Quello che segue sono quasi conseguenze.

«Dio è luce» (1Gv 1,5), è quella forza che ci permette di vedere, conoscere, decidere, camminare, operare e vivere le nostre scelte. La tenebra ci obbliga a muoverci a tentoni sempre negli stessi luoghi, nella paura di ciò che ci potrebbe accadere, senza poter sapere se intorno a noi ci sono minacce ma forse anche doni allettanti. Ebbene, «in Dio non c’è tenebra alcuna», solo comunione e gioia e vita.

Anche noi siamo quindi chiamati a vivere nella luce, nella trasparenza, nella semplicità e gioia complete. Non perché non abbiamo difetti, «se diciamo di essere senza peccati, inganniamo noi stessi» (1Gv 1,6), ma perché il peccato non è più il centro del discorso.

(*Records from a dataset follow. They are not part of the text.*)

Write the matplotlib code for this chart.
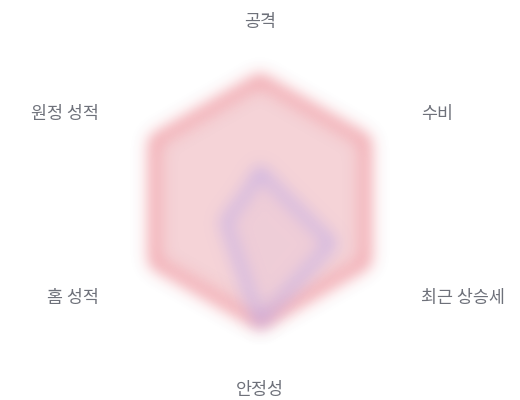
import numpy as np
import matplotlib
matplotlib.use("Agg")
import matplotlib.pyplot as plt

plt.rcParams['font.family'] = ['Noto Sans CJK KR', 'DejaVu Sans']

categories = ['공격', '수비', '최근 상승세', '안정성', '홈 성적', '원정 성적']
team_red = [100, 100, 100, 100, 100, 100]
team_blue = [25, 18, 68, 100, 33, 13]
r_max = 100


def make_blur(sigma):
    rad = int(3 * sigma)
    xs = np.arange(-rad, rad + 1)
    k = np.exp(-xs ** 2 / (2.0 * sigma ** 2))
    k = k / k.sum()

    def conv(arr, axis):
        out = np.zeros_like(arr)
        for i, w in enumerate(k):
            out += w * np.roll(arr, i - rad, axis=axis)
        return out

    def f(im, dpi):
        pad = rad + 2
        a = np.pad(im, ((pad, pad), (pad, pad), (0, 0)))
        pm = a.copy()
        pm[..., :3] *= pm[..., 3:4]
        pm = conv(pm, 0)
        pm = conv(pm, 1)
        alpha = pm[..., 3:4]
        rgb = np.where(alpha > 1e-6, pm[..., :3] / np.maximum(alpha, 1e-6), 0)
        out = np.concatenate([np.clip(rgb, 0, 1), np.clip(alpha, 0, 1)], axis=2)
        return out, -pad, -pad
    return f


W, H = 520, 400
fig = plt.figure(figsize=(W / 100, H / 100), dpi=100)
cx, cy, R = 260, 201.5, 122
ax = fig.add_axes([(cx - R) / W, (H - cy - R) / H, 2 * R / W, 2 * R / H], projection='polar')
ax.set_theta_zero_location('N')
ax.set_theta_direction(-1)
ax.set_ylim(0, r_max)
ax.set_axis_off()

n = len(categories)
theta = np.linspace(0, 2 * np.pi, n, endpoint=False)
th = np.concatenate([theta, theta[:1]])

blur = make_blur(8.0)

rv = np.array(team_red + team_red[:1], dtype=float)
bv = np.array(team_blue + team_blue[:1], dtype=float)

f1 = ax.fill(th, rv, color='#f5d3d7', alpha=1.0, zorder=1, clip_on=False)[0]
l1, = ax.plot(th, rv, color='#ee7a85', lw=5.0, zorder=2, clip_on=False, solid_joinstyle='round')
f2 = ax.fill(th, bv, color='#b89ad8', alpha=0.10, zorder=3, clip_on=False)[0]
l2, = ax.plot(th, bv, color='#bca8ea', lw=4.5, zorder=4, clip_on=False, solid_joinstyle='round')
for art in (f1, l1, f2, l2):
    art.set_agg_filter(blur)
    art.set_rasterized(True)

pad = 62
for t, lab in zip(theta, categories):
    dx = np.sin(t)
    dy = np.cos(t)
    if dx > 0.1:
        ha = 'left'
    elif dx < -0.1:
        ha = 'right'
    else:
        ha = 'center'
    ox = dx * pad + 1.5 * np.sign(round(dx, 3))
    oy = dy * pad - 4.5
    ax.annotate(lab, xy=(t, r_max), xytext=(ox, oy), textcoords='offset pixels',
                ha=ha, va='center', fontsize=12.5, color='#6e717a', annotation_clip=False)

fig.savefig('out.png', dpi=100, facecolor='white')
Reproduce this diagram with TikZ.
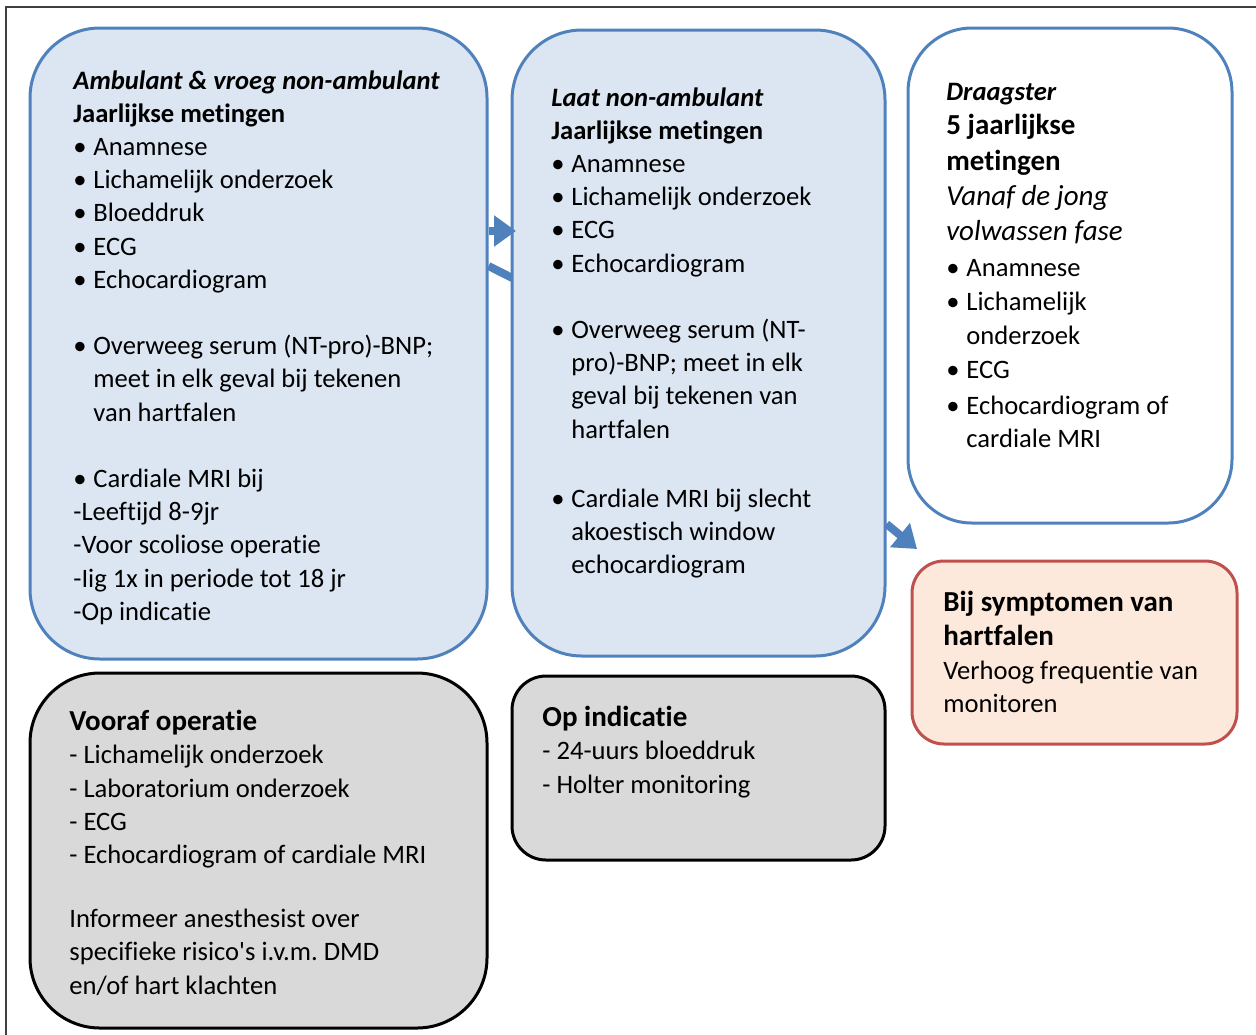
\documentclass[tikz,border=0pt]{standalone}
\usepackage{fontspec}
\setmainfont{Carlito}[Ligatures={NoCommon,NoContextual}]
\usetikzlibrary{arrows.meta}
\frenchspacing
\definecolor{boxblue}{HTML}{4F81BD}
\definecolor{paleblue}{HTML}{DCE6F2}
\definecolor{palered}{HTML}{FDE9DB}
\definecolor{boxred}{HTML}{C0504D}
\definecolor{palegray}{HTML}{D9D9D9}
\definecolor{framegray}{HTML}{404040}
\tikzset{
  stagebox/.style={draw, rounded corners=35pt, line width=1.5pt, inner sep=0pt},
  earlybox/.style={stagebox, draw=boxblue, fill=paleblue},
  carrierbox/.style={stagebox, rounded corners=32pt, draw=boxblue, fill=white},
  alertbox/.style={stagebox, rounded corners=16pt, draw=boxred, fill=palered},
  extrabox/.style={stagebox, draw=black, fill=palegray},
  boxtext/.style={anchor=north west, align=left, inner sep=0pt, font=\fontsize{13.3}{16.6}\selectfont},
  flow/.style={-{Triangle[length=11pt, width=15pt]}, line width=4pt, draw=boxblue},
}
\newcommand{\bul}{\makebox[10pt][l]{\textbullet}}
\newcommand{\ind}{\hspace*{10pt}}
\newcommand{\bigger}{\fontsize{14.5}{17.5}\selectfont}
\begin{document}
\begin{tikzpicture}[x=0.5pt, y=-0.5pt]
\useasboundingbox (0,0) rectangle (1256,1034);
\draw[framegray, line width=0.75pt] (6,1040) -- (6,7) -- (1260,7);
% stage boxes
\node[earlybox, minimum width=228.5pt, minimum height=315.5pt] (early) at (258.5,343.5) {};
\coordinate (lowtip) at (540,292);
\draw[flow] (early.east |- 0,266) -- (lowtip);
\node[earlybox, minimum width=186.5pt, minimum height=313pt] (late) at (698.5,343) {};
\node[carrierbox, minimum width=162pt, minimum height=247.5pt] (carrier) at (1070,275.5) {};
\node[alertbox, minimum width=162.5pt, minimum height=91.5pt] (alert) at (1074.5,652.5) {};
\node[extrabox, minimum width=228.5pt, minimum height=177.5pt] (preop) at (258.5,850.5) {};
\node[extrabox, rounded corners=17pt, minimum width=186.5pt, minimum height=92pt] (indic) at (698.5,768) {};
% arrows
\coordinate (uptip) at (516,231);
\coordinate (alerttip) at (917,549);
\draw[flow] (early.east |- uptip) -- (uptip);
\draw[flow] (late.east |- 0,524) -- (alerttip);
% texts
\node[boxtext] (earlytxt) at (73,70) {\textbf{\textit{Ambulant \& vroeg non-ambulant}}\\
\textbf{Jaarlijkse metingen}\\
\bul Anamnese\\
\bul Lichamelijk onderzoek\\
\bul Bloeddruk\\
\bul ECG\\
\bul Echocardiogram\\[16.6pt]
\bul Overweeg serum (NT-pro)-BNP;\\
\ind meet in elk geval bij tekenen\\
\ind van hartfalen\\[16.6pt]
\bul Cardiale MRI bij\\
-Leeftijd 8-9jr\\
-Voor scoliose operatie\\
-Iig 1x in periode tot 18 jr\\
-Op indicatie};
\node[boxtext] (latetxt) at (551,87) {\textbf{\textit{Laat non-ambulant}}\\
\textbf{Jaarlijkse metingen}\\
\bul Anamnese\\
\bul Lichamelijk onderzoek\\
\bul ECG\\
\bul Echocardiogram\\[16.6pt]
\bul Overweeg serum (NT-\\
\ind pro)-BNP; meet in elk\\
\ind geval bij tekenen van\\
\ind hartfalen\\[18pt]
\bul Cardiale MRI bij slecht\\
\ind akoestisch window\\
\ind echocardiogram};
\node[boxtext] (carriertxt) at (946,83) {\textbf{\textit{Draagster}}\\[0.5pt]
{\bigger\textbf{5 jaarlijkse}}\\[1pt]
{\bigger\textbf{metingen}}\\[1pt]
{\bigger\textit{Vanaf de jong}}\\[1pt]
{\bigger\textit{volwassen fase}}\\[1.5pt]
\bul Anamnese\\[0.5pt]
\bul Lichamelijk\\
\ind onderzoek\\[0.5pt]
\bul ECG\\[1.5pt]
\bul Echocardiogram of\\
\ind cardiale MRI};
\node[boxtext] (alerttxt) at (943,591) {{\bigger\textbf{Bij symptomen van}}\\[0.5pt]
{\bigger\textbf{hartfalen}}\\
Verhoog frequentie van\\
monitoren};
\node[boxtext] (preoptxt) at (69,710) {{\bigger\textbf{Vooraf operatie}}\\
- Lichamelijk onderzoek\\
- Laboratorium onderzoek\\
- ECG\\
- Echocardiogram of cardiale MRI\\[15.5pt]
Informeer anesthesist over\\
specifieke risico\textquotesingle s i.v.m. DMD\\
en/of hart klachten};
\node[boxtext] (indictxt) at (542,706) {{\bigger\textbf{Op indicatie}}\\
- 24-uurs bloeddruk\\
- Holter monitoring};
\end{tikzpicture}
\end{document}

Se la promessa di vita di Dio fosse condizionata a dei risultati specifici, ad aver fatto o evitato di fare certe scelte o gesti, se dipendesse dall’adesione a una legge, allora non potremmo che chiederci se ne siamo all’altezza. Ci capita anche nelle relazioni umane, di credere di doverci meritare amicizia o amore o stima. È solo quando incontriamo amicizia e amore veri che scopriamo di essere amati indipendentemente dalle nostre scelte o dai nostri limiti. Non perché questi non siano importanti (chi ci ama ci vorrebbe perfetto, non ama i nostri difetti), ma perché l’amicizia non può essere “guadagnata”, si riceve solo in dono. E l’amico accoglie e sopporta l’amico anche nei suoi limiti, pur sperando e aiutandolo a superarli.

Così il Dio svelato in pienezza da Gesù (benché già presente nel Primo Testamento) è un Dio che non vuole esecutori disciplinati dei suoi ordini, ma persone innamorate, che sappiano vivere appieno l’amicizia con Lui. A quel punto, come con gli amici più intimi, si può anche pensare di stare davanti a Dio in piena trasparenza, anche con i nostri peccati. Non per vantarcene, perché sono limiti e difetti di cui è bello e bene liberarci per vivere bene, ma perché possiamo metterci davanti a lui in piena libertà, sapendo che saremo amati comunque.